Patenting Trends and Innovation in Industrial Biotechnology
Investigation No. SRS-31
USITC Publication 4039
Innovation in industrial biotechnology is strong and growing, and patents are playing a central role, according to a new staff research study by the U.S. International Trade Commission’s (ITC) Office of Industries.
Patenting and Innovation in Industrial Biotechnology uses patent data, survey results, and profiles of firms in two emerging sectors (cellulosic ethanol and bio-based plastics) to paint a new picture of innovation in industrial biotechnology.
The staff research study was prepared by ITC staff. The findings in the study are those of the authors and do not necessarily reflect the views of the U.S. International Trade Commission or any of the Commissioners.

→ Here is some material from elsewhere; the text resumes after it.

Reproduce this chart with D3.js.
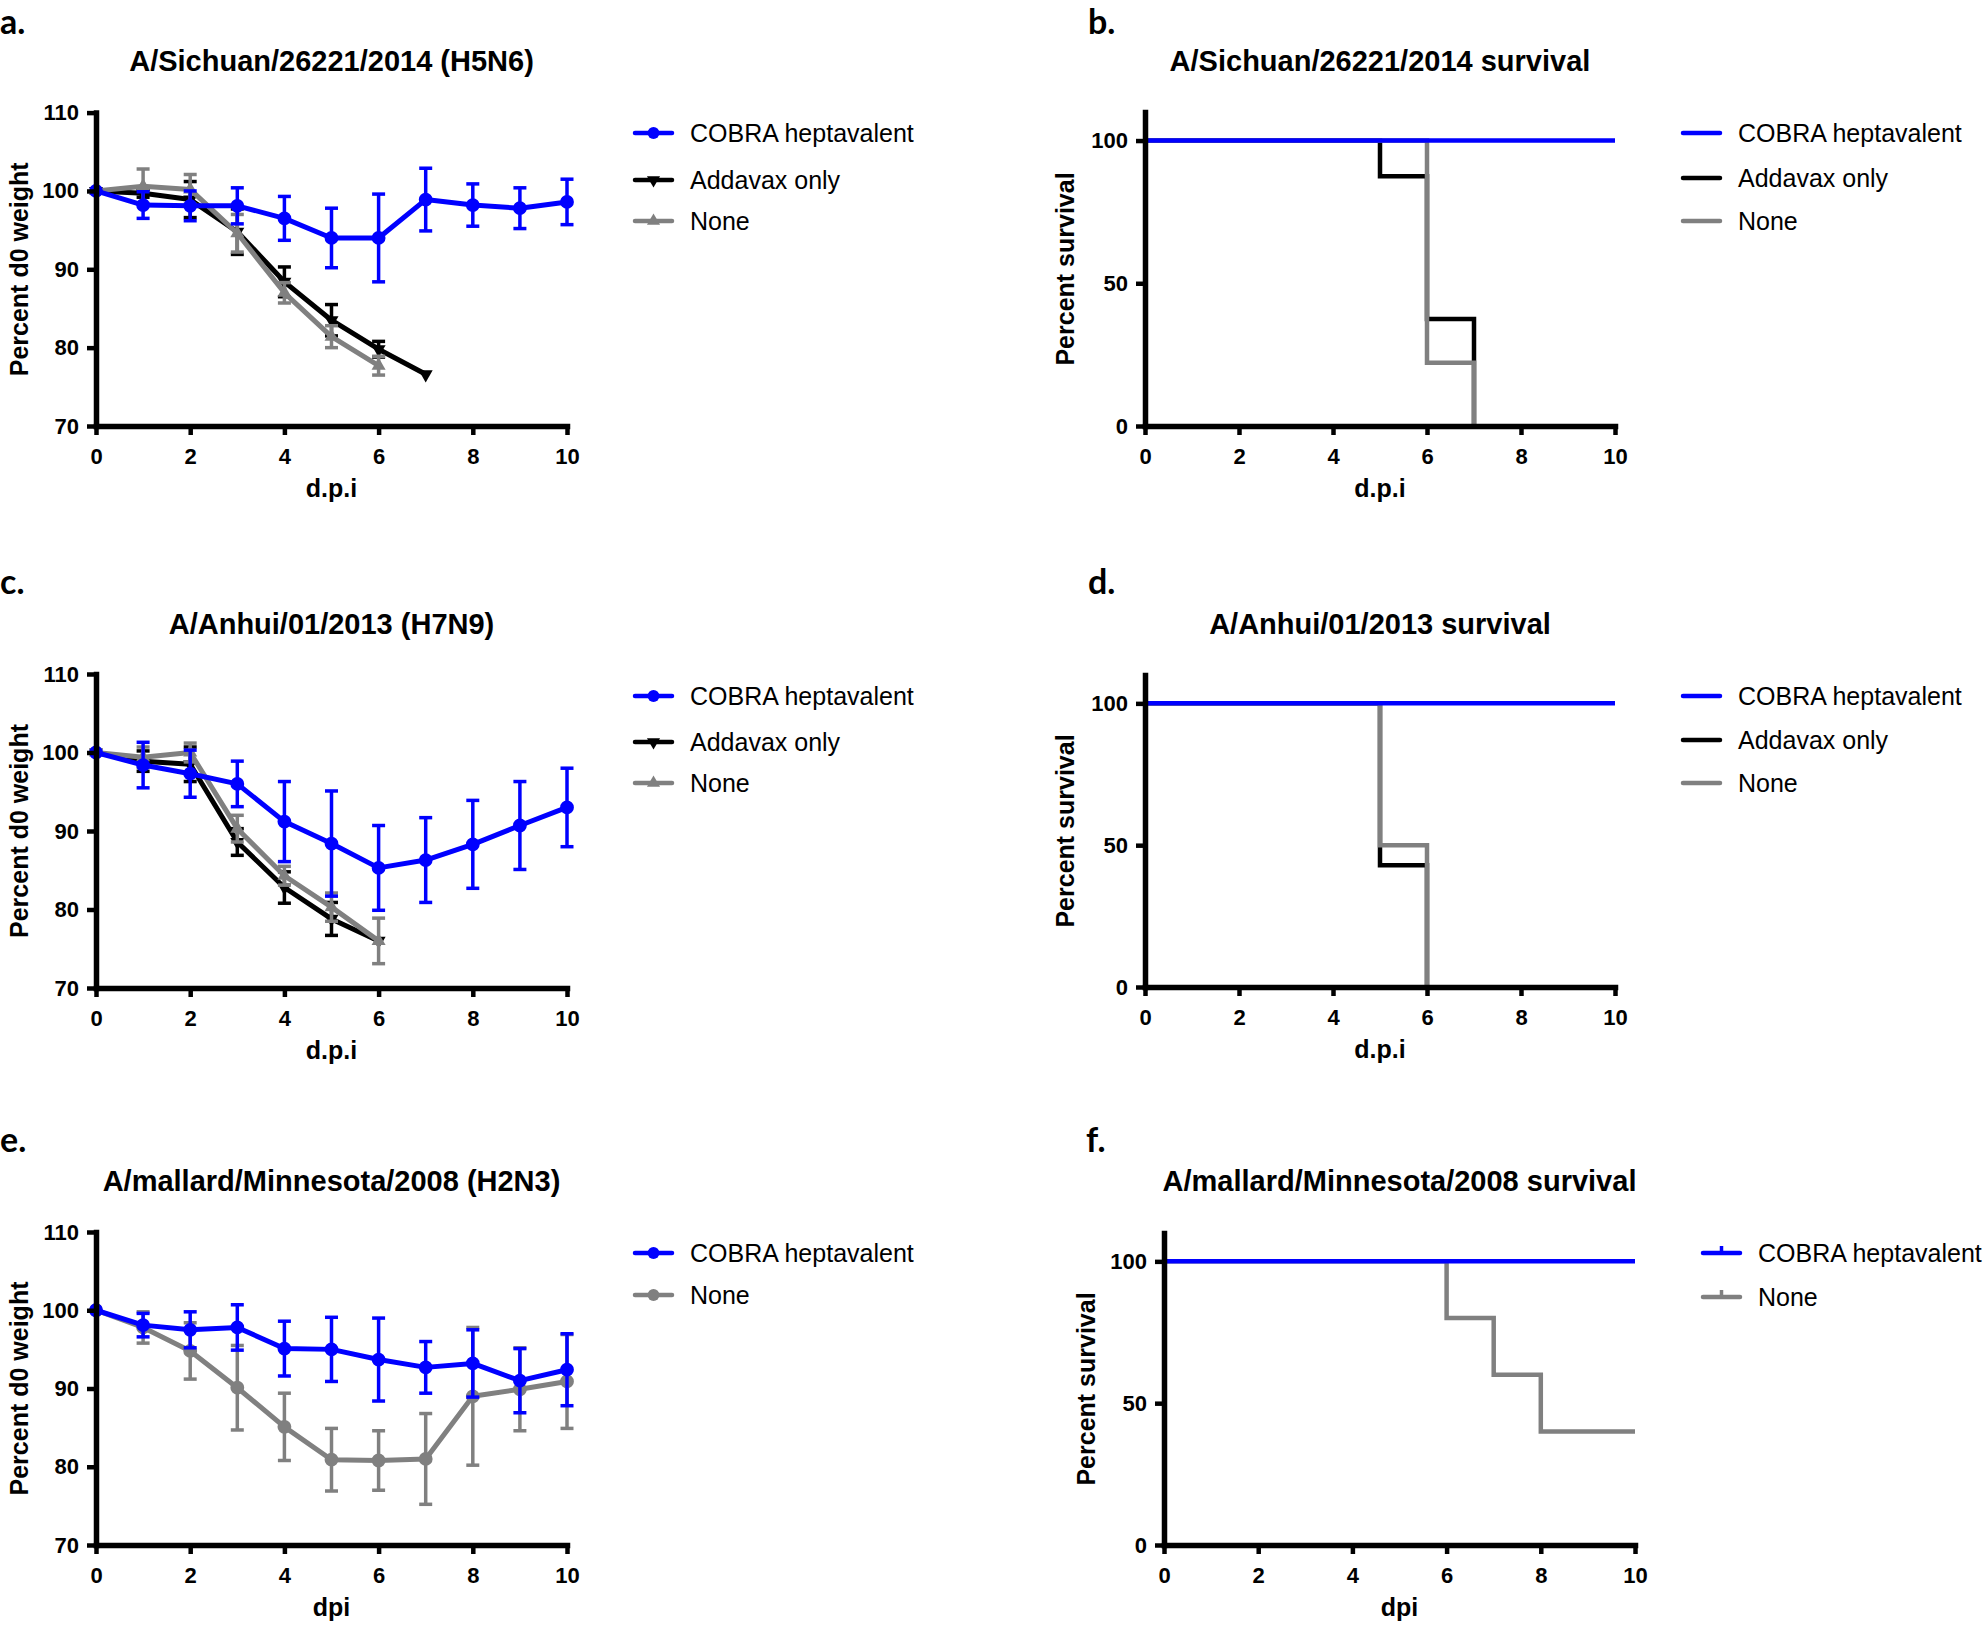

The study's principal findings include:
- the U.S. Patent and Trademark Office (USPTO) issued 20,428 patents with a primary classification related to industrial biotechnology from January 1975 through December 2006. Industrial biotechnology patents were about one fifth of all biotechnology patents issued during the period;
- industrial biotechnology patents issued each year climbed steadily beginning in the mid-1980s, peaked in 1999, declined from 2000 through 2005, and rebounded in 2006. These trends were influenced by issues internal to the USPTO, including longer periods of review and stricter standards. Although most patents were issued to domestic and foreign corporations, the share of patents issued to U.S. universities increased sharply over the period;
- new firms of all sizes are steadily entering the industrial biotechnology field by obtaining patents. Small firms, and particularly university spinoffs, hold valuable patent portfolios in the emerging areas of cellulosic ethanol and bio-based plastics. In general, firms patenting in industrial biotechnology hold a relatively small number of patents, especially when compared to other high tech sectors;
- strategic alliances among firms, universities, and the U.S. government are prominent in the profiles of industrial biotechnology firms. Patents provide an important mechanism for the transfer of knowledge between alliance partners and are facilitating the movement of industrial biotechnology from research and development stages to commercialization; and
- this study's findings that industrial biotechnology patents are not controlled by a small number of firms, and that patents are facilitating transfers of technology and knowledge, are consistent with survey results. According to more than 70 percent of biofuel and chemical company representatives responding to an ITC survey, "patent barriers" are one of the least significant impediments to the research, development, and commercialization of industrial biotechnology products and processes.